Tuesday, September 6, 2011

Teen-Age Reading, or Lack of It

Question: How can we increase the amount of students’ voluntary reading?

Quote: “An excerpt from an old Journal of Reading article sums up a real concern for many of today’s middle and secondary school teachers. The article begins: ‘One of the more disconcerting problems facing teachers is not their students’ inability to read but students’ general lack of interest, indifference, or sheer rejection of reading. These pupils are asking, ‘Why read at all?’ “ (Gentile & McMillan, 1977, p. 649).

The author goes on to provide a survey for teachers about their practices involving voluntary reading. Only a few of these survey items struck me as interesting and I am listing them below.

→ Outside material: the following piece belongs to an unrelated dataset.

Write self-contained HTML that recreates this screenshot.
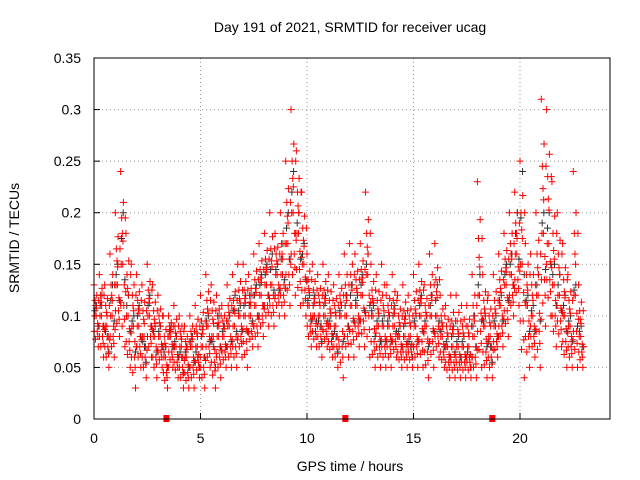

. Do you provide a wide collection of books in the classroom that range from easy to difficult?

 . Do you conduct private conferences with students about their self-selected reading?

. Do you provide students with an efficient record system for keeping a personal account of self-selected reading? [Do you provide reading response logs? RayS.]

. Are your students given an opportunity for creative reporting on favorite books?

. Do you invite resource persons to your classroom to discuss literature?

. Do your students share their reading through varied media?

. Do you read aloud to students regularly?

. Do you use book talks regularly?

. Do you study adolescents’ books and reviews of adolescents’ books regularly?

 .Do  you discuss with students the parts of a book…?

. Do you have organized parental involvement in the literature program?

. Do you help select books for the school library and do you have a voice in determining library policy?

Comment: And one question that the author did not include: Do you, the teacher, read books?

No question about it. People are spending less time reading books. It’s self-evident. This article was written in 1991 and the uses of people’s time are increasingly taken up with Tweets and other social media, electronic games, cable, Fios, and satellite TV, the Internet, etc. On the plus side we now have E-books. Are students reading E-books?

I think a whole host of ideas needs to be brought to bear on students’ increasing failure to read books on their own, including how to read a book or article efficiently. If students do not feel trapped in reading books, can learn to read parts of books, can learn to abandon particular books when the books lose their interest or, at least, learn how to skim and scan in order to find the essential ideas of the books, students will be more likely to read them. RayS.

 Title: “Getting Adolescents to Read.” L M Clary. Journal of Reading (February 1991), 340-346.